**** SOURCE RECORDS ****

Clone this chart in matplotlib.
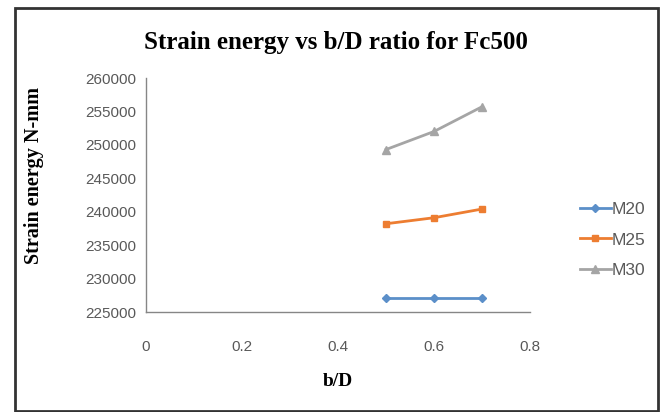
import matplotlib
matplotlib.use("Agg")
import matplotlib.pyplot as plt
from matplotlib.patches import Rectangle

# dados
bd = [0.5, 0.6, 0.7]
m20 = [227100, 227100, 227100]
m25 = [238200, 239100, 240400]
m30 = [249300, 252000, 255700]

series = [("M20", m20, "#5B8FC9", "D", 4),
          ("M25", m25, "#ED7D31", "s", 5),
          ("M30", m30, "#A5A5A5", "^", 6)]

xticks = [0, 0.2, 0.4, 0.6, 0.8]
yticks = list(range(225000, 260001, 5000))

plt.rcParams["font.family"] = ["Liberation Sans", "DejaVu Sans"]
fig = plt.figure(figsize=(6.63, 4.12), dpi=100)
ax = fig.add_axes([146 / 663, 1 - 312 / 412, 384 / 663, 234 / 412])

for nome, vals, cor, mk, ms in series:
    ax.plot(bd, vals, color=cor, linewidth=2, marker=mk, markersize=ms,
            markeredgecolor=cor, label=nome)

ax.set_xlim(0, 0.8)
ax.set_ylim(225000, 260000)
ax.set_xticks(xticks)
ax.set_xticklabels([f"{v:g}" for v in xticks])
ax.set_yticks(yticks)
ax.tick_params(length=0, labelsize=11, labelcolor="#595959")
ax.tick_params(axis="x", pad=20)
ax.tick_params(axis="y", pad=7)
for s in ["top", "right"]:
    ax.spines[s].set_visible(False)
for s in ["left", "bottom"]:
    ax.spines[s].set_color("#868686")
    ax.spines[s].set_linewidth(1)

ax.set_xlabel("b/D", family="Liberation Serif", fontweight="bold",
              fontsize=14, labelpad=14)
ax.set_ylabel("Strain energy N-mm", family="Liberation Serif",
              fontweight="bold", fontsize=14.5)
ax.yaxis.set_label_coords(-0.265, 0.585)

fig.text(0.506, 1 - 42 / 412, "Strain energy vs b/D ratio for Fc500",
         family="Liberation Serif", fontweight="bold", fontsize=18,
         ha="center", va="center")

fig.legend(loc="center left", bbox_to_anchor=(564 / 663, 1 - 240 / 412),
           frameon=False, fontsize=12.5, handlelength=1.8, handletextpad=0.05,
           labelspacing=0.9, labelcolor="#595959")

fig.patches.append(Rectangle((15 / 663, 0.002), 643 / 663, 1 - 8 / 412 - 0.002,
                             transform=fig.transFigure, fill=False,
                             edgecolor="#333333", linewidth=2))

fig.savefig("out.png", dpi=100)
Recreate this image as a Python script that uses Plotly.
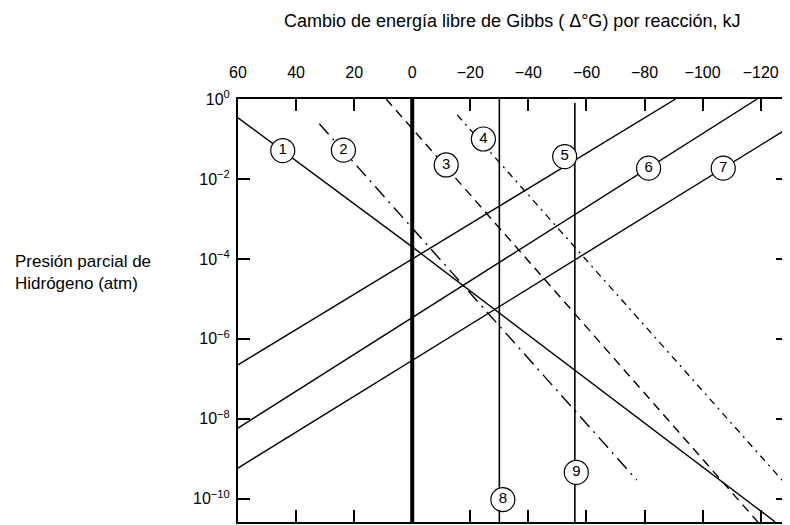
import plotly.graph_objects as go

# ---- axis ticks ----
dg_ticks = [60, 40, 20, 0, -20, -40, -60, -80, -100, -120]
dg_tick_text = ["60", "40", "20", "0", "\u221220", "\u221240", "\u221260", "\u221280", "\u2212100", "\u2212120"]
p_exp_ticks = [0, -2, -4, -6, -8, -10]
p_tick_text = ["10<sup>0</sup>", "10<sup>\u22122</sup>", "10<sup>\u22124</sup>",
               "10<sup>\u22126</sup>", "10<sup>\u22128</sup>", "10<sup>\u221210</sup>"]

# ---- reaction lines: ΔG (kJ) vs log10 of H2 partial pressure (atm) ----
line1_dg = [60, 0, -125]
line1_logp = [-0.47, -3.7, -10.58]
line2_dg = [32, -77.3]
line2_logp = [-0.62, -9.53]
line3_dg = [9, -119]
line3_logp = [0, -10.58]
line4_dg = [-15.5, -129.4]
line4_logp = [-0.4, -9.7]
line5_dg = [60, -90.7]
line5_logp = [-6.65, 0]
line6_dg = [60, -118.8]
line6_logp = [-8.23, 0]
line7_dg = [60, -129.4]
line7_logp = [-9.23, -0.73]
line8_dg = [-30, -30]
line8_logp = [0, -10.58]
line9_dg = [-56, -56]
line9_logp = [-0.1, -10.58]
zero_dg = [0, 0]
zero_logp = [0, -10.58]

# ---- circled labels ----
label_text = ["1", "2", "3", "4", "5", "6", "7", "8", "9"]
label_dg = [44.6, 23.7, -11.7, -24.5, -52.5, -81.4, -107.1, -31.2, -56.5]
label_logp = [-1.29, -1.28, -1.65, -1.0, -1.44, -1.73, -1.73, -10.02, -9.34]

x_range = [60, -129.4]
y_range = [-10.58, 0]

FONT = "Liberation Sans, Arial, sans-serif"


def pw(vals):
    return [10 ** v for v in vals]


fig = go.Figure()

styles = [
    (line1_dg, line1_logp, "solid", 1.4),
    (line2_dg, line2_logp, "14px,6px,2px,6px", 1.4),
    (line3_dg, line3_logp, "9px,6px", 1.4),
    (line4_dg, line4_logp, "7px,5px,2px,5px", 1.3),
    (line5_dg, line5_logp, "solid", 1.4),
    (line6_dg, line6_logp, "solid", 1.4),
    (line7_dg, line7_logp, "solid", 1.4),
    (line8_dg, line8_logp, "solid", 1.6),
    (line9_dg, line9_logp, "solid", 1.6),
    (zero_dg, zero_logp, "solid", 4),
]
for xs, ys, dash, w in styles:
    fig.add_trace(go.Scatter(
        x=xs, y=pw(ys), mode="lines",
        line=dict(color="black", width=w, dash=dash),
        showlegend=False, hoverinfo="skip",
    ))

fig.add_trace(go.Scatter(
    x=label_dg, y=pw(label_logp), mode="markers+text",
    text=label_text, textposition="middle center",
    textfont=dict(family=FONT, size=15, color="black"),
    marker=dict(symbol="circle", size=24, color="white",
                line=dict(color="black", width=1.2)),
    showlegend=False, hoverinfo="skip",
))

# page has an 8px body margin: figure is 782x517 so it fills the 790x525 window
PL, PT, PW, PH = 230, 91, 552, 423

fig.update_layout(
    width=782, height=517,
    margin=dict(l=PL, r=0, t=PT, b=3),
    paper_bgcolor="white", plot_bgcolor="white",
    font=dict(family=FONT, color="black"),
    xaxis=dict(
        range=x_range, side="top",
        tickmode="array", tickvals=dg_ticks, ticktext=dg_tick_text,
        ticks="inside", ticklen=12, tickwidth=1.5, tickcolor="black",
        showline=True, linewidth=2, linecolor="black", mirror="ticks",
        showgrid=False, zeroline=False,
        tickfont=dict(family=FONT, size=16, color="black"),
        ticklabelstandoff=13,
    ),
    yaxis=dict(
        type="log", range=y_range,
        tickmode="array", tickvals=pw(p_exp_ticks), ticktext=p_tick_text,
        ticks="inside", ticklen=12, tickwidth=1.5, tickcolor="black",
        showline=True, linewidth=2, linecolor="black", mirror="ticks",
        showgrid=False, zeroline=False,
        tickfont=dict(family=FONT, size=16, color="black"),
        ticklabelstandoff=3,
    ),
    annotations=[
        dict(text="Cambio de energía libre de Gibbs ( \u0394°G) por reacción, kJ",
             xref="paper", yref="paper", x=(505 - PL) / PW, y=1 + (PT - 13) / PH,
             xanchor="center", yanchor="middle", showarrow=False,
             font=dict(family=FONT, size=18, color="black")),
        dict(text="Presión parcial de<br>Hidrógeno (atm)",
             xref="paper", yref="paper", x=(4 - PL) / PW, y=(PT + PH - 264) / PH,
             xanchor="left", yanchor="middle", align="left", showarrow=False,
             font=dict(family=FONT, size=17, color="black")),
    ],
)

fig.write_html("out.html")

****

• _TASK DETAILS_
Write down exactly what the lines above say, from the line holding "Recreate this image" through the line holding "import plotly.graph_objects as go", and nothing more. Do not copy the pictures.

• _THE RESPONSE_
Recreate this image as a Python script that uses Plotly.
import plotly.graph_objects as go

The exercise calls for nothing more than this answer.